- AIM: Say how many lines contain "that"; the answer is the number alone.

Lines of data
-=-=-=-=-
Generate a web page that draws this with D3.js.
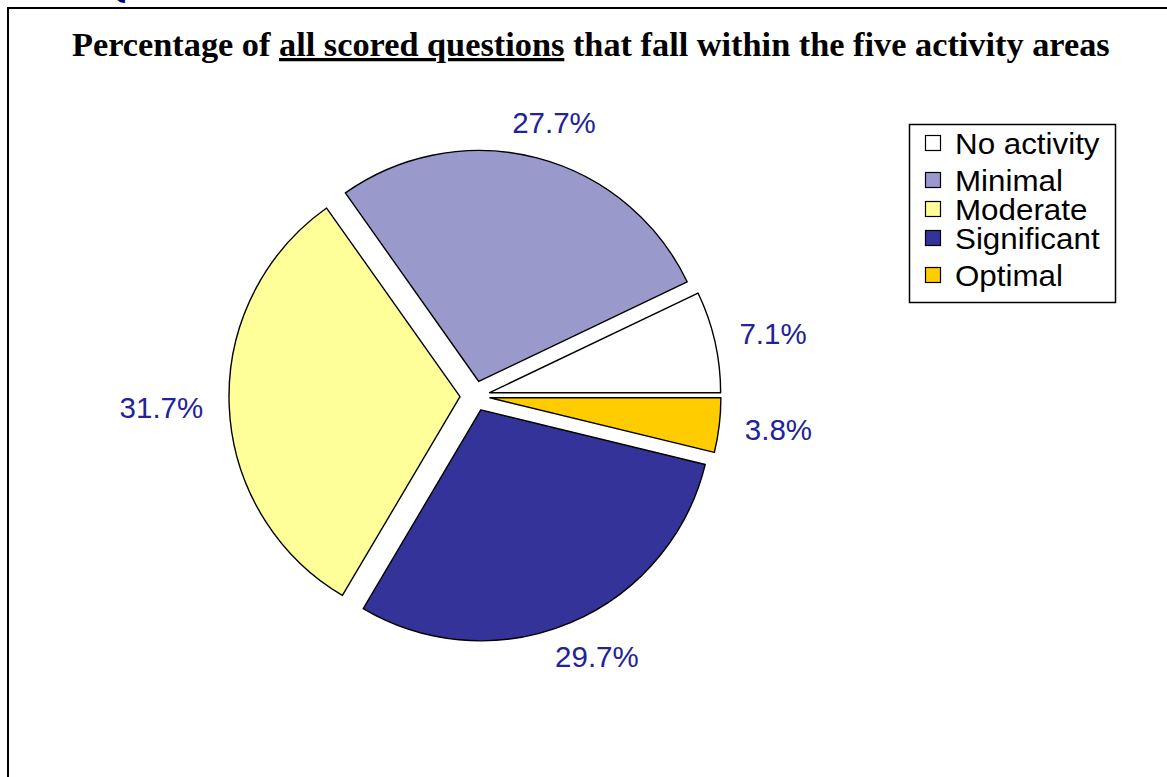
<!DOCTYPE html>
<html>
<head>
<meta charset="utf-8">
<script src="https://cdn.jsdelivr.net/npm/d3@7/dist/d3.min.js"></script>
<style>
  html, body { margin: 0; padding: 0; background: #fff; }
  svg { display: block; }
</style>
</head>
<body>
<svg id="chart" width="1167" height="777"></svg>
<script>
// Activity areas, in drawing order (counter-clockwise from 3 o'clock)
const categories = ["No activity", "Minimal", "Moderate", "Significant", "Optimal"];
const shares = [7.1, 27.7, 31.7, 29.7, 3.8];
const colors = ["#ffffff", "#9999cc", "#ffff99", "#333399", "#ffcc00"];

const titleBefore = "Percentage of ";
const titleUnderlined = "all scored questions";
const titleAfter = " that fall within the five activity areas";

const svg = d3.select("#chart");
const W = 1167, H = 777;

// page fragment above the frame
svg.append("text")
  .attr("x", 101).attr("y", -3)
  .attr("font-family", "DejaVu Serif, serif")
  .attr("font-weight", "bold")
  .attr("font-size", 34)
  .attr("fill", "#00007f")
  .text("Q");

// outer frame (runs off the right and bottom edges)
svg.append("path")
  .attr("d", `M8,${H + 5} L8,8 L${W + 5},8`)
  .attr("fill", "none")
  .attr("stroke", "#000")
  .attr("stroke-width", 2);

// title, squeezed horizontally to span the frame
const titleX = 72, titleW = 1038;
const title = svg.append("text")
  .attr("x", titleX).attr("y", 56)
  .attr("font-family", "Liberation Serif, serif")
  .attr("font-weight", "bold")
  .attr("font-size", 33)
  .attr("fill", "#000");
title.append("tspan").text(titleBefore);
title.append("tspan").attr("text-decoration", "underline").text(titleUnderlined);
title.append("tspan").text(titleAfter);
{
  const w = title.node().getComputedTextLength();
  const k = titleW / w;
  title.attr("transform", `translate(${titleX},0) scale(${k},1) translate(${-titleX},0)`);
}

// pie
const cx = 475, cy = 396, radius = 231, explode = 15;
const pie = d3.pie()
  .sort(null)
  .value(d => d.value)
  .startAngle(Math.PI / 2)
  .endAngle(Math.PI / 2 - 2 * Math.PI);

const data = categories.map((c, i) => ({ name: c, value: shares[i], color: colors[i] }));
const arcs = pie(data);
const arc = d3.arc().innerRadius(0).outerRadius(radius);

const g = svg.append("g").attr("transform", `translate(${cx},${cy})`);

function midDir(a) {
  const m = (a.startAngle + a.endAngle) / 2;
  return [Math.sin(m), -Math.cos(m)];
}

g.selectAll("path.slice")
  .data(arcs)
  .join("path")
  .attr("class", "slice")
  .attr("transform", d => {
    const [dx, dy] = midDir(d);
    return `translate(${dx * explode},${dy * explode})`;
  })
  .attr("d", arc)
  .attr("fill", d => d.data.color)
  .attr("stroke", "#000")
  .attr("stroke-width", 1.4)
  .attr("stroke-linejoin", "round");

// value labels, set outside each slice
const labelDist = 272;
const labels = g.selectAll("text.val")
  .data(arcs)
  .join("text")
  .attr("class", "val")
  .attr("font-family", "Liberation Sans, Arial, sans-serif")
  .attr("font-size", 29.5)
  .attr("fill", "#22229a")
  .attr("text-anchor", "middle")
  .text(d => d.data.value.toFixed(1) + "%");

labels.each(function (d) {
  const t = d3.select(this);
  const w = this.getComputedTextLength();
  const h = 21;
  const [dx, dy] = midDir(d);
  const x = dx * labelDist + dx * w / 2;
  const y = dy * labelDist + dy * h / 2;
  t.attr("x", x).attr("y", y + h / 2);
});

// legend
const lg = svg.append("g");
lg.append("rect")
  .attr("x", 909.5).attr("y", 124.5)
  .attr("width", 206).attr("height", 178)
  .attr("fill", "#fff")
  .attr("stroke", "#000")
  .attr("stroke-width", 1.5);

const rowY = [143, 180, 209, 238, 275];
const rows = lg.selectAll("g.row")
  .data(data)
  .join("g")
  .attr("class", "row")
  .attr("transform", (d, i) => `translate(0,${rowY[i]})`);

rows.append("rect")
  .attr("x", 925.5).attr("y", -7.5)
  .attr("width", 15).attr("height", 15)
  .attr("fill", d => d.color)
  .attr("stroke", "#000")
  .attr("stroke-width", 1.2);

rows.append("text")
  .attr("x", 955).attr("y", 10.5)
  .attr("font-family", "Liberation Sans, Arial, sans-serif")
  .attr("font-size", 30)
  .attr("fill", "#000")
  .attr("transform", "translate(955,0) scale(1.045,1) translate(-955,0)")
  .text(d => d.name);
</script>
</body>
</html>
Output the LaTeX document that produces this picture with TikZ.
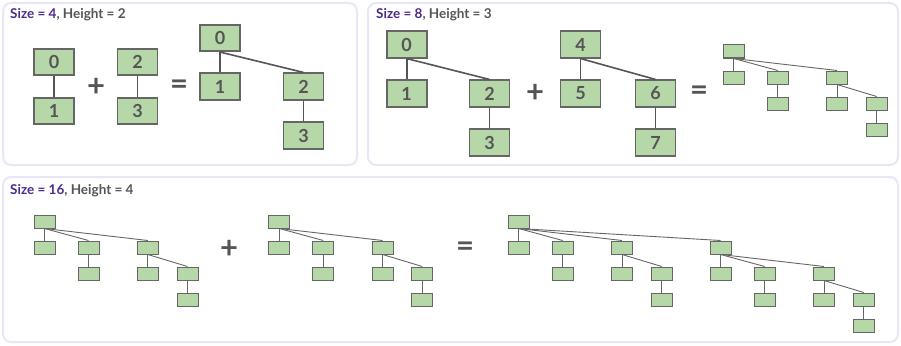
\documentclass[tikz,border=0pt]{standalone}
\usepackage{fontspec}
\setmainfont{Lato}
\definecolor{panelbd}{HTML}{E9E7F7}
\definecolor{boxfill}{HTML}{B6D7A8}
\definecolor{boxbd}{HTML}{666666}
\definecolor{txtgray}{HTML}{555555}
\definecolor{purp}{HTML}{4B2C8A}
\tikzset{
  panel/.style={draw=panelbd, line width=2pt, rounded corners=8pt, fill=white},
  title/.style={anchor=base west, font=\bfseries\fontsize{13.5}{15}\selectfont, text=txtgray, inner sep=0},
  bbox/.style={draw=boxbd, fill=boxfill, line width=1.6pt, minimum width=40pt, minimum height=26.5pt, inner sep=0,
     font=\bfseries\fontsize{18}{19}\selectfont, text=txtgray},
  bedge/.style={draw=txtgray, line width=1.6pt},
  sbox/.style={draw=boxbd, fill=boxfill, line width=1pt, minimum width=21pt, minimum height=13pt, inner sep=0},
  sedge/.style={draw=boxbd, line width=0.9pt},
  opsym/.style={font=\bfseries\fontsize{31}{31}\selectfont, text=txtgray, inner sep=0},
}
\newcommand\smalltreeE[3]{% prefix, x, y : size 8
  \foreach \i/\dx/\lv in {0/0/0,1/0/1,2/44/1,3/44/2,4/103.3/1,5/103.3/2,6/143/2,7/143/3}
    {\node[sbox] (#1\i) at (#2+\dx, #3+\lv*26) {};}
  \foreach \i/\p in {1/0,2/0,3/2,4/0,5/4,6/4,7/6}
    {\draw[sedge] (#1\p.south) -- (#1\i.north);}
}
\newcommand\smalltreeS[3]{% prefix, x, y : size 16
  \foreach \i/\dx/\lv in {0/0/0,1/0/1,2/44/1,3/44/2,4/103.3/1,5/103.3/2,6/143/2,7/143/3,
      8/202/1,9/202/2,10/246/2,11/246/3,12/305.3/2,13/305.3/3,14/345/3,15/345/4}
    {\node[sbox] (#1\i) at (#2+\dx, #3+\lv*26) {};}
  \foreach \i/\p in {1/0,2/0,3/2,4/0,5/4,6/4,7/6,8/0,9/8,10/8,11/10,12/8,13/12,14/12,15/14}
    {\draw[sedge] (#1\p.south) -- (#1\i.north);}
}
\begin{document}
\begin{tikzpicture}[x=1pt,y=-1pt]
\useasboundingbox (0,0) rectangle (901,345);
% panels
\draw[panel] (3,3) rectangle (357,165);
\draw[panel] (368,3) rectangle (898,165);
\draw[panel] (3,177) rectangle (898,342);
% titles
\node[title] (t1) at (10,19) {\textcolor{purp}{Size = 4}, Height = 2};
\node[title] (t2) at (376,19) {\textcolor{purp}{Size = 8}, Height = 3};
\node[title] (t3) at (10,194) {\textcolor{purp}{Size = 16}, Height = 4};
% panel 1
\node[bbox] (a0) at (54,62) {0};
\node[bbox] (a1) at (54,111) {1};
\draw[bedge] (a0) -- (a1);
\node[opsym] (p1) at (96,87) {+};
\node[bbox] (b0) at (137.5,62) {2};
\node[bbox] (b1) at (137.5,111) {3};
\draw[bedge] (b0) -- (b1);
\node[opsym] (e1) at (179,87) {=};
\node[bbox] (c0) at (220,38) {0};
\node[bbox] (c1) at (220,86.5) {1};
\node[bbox] (c2) at (303.5,86.5) {2};
\node[bbox] (c3) at (303.5,135.5) {3};
\draw[bedge] (c0.south) -- (c1.north);
\draw[bedge] (c0.south) -- (c2.north);
\draw[bedge] (c2.south) -- (c3.north);
% panel 2
\node[bbox] (d0) at (406.7,44.5) {0};
\node[bbox] (d1) at (406.7,93.5) {1};
\node[bbox] (d2) at (489.5,93.5) {2};
\node[bbox] (d3) at (489.5,142.5) {3};
\draw[bedge] (d0.south) -- (d1.north);
\draw[bedge] (d0.south) -- (d2.north);
\draw[bedge] (d2.south) -- (d3.north);
\node[opsym] (p2) at (535,93) {+};
\node[bbox] (f0) at (580.5,44.5) {4};
\node[bbox] (f1) at (580.5,93.5) {5};
\node[bbox] (f2) at (655.5,93.5) {6};
\node[bbox] (f3) at (655.5,142.5) {7};
\draw[bedge] (f0.south) -- (f1.north);
\draw[bedge] (f0.south) -- (f2.north);
\draw[bedge] (f2.south) -- (f3.north);
\node[opsym] (e2) at (699,93) {=};
\smalltreeE{g}{733.7}{51.5}
% panel 3
\smalltreeE{h}{44.5}{221.5}
\node[opsym] (p3) at (229,249) {+};
\smalltreeE{k}{279.3}{221.5}
\node[opsym] (e3) at (465,249) {=};
\smalltreeS{m}{518.7}{221.5}
\end{tikzpicture}
\end{document}
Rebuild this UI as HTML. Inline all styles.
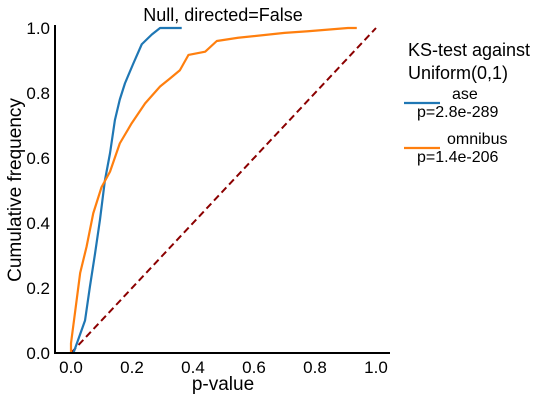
-=-=-=-=-
- CORRECT ANSWER: 3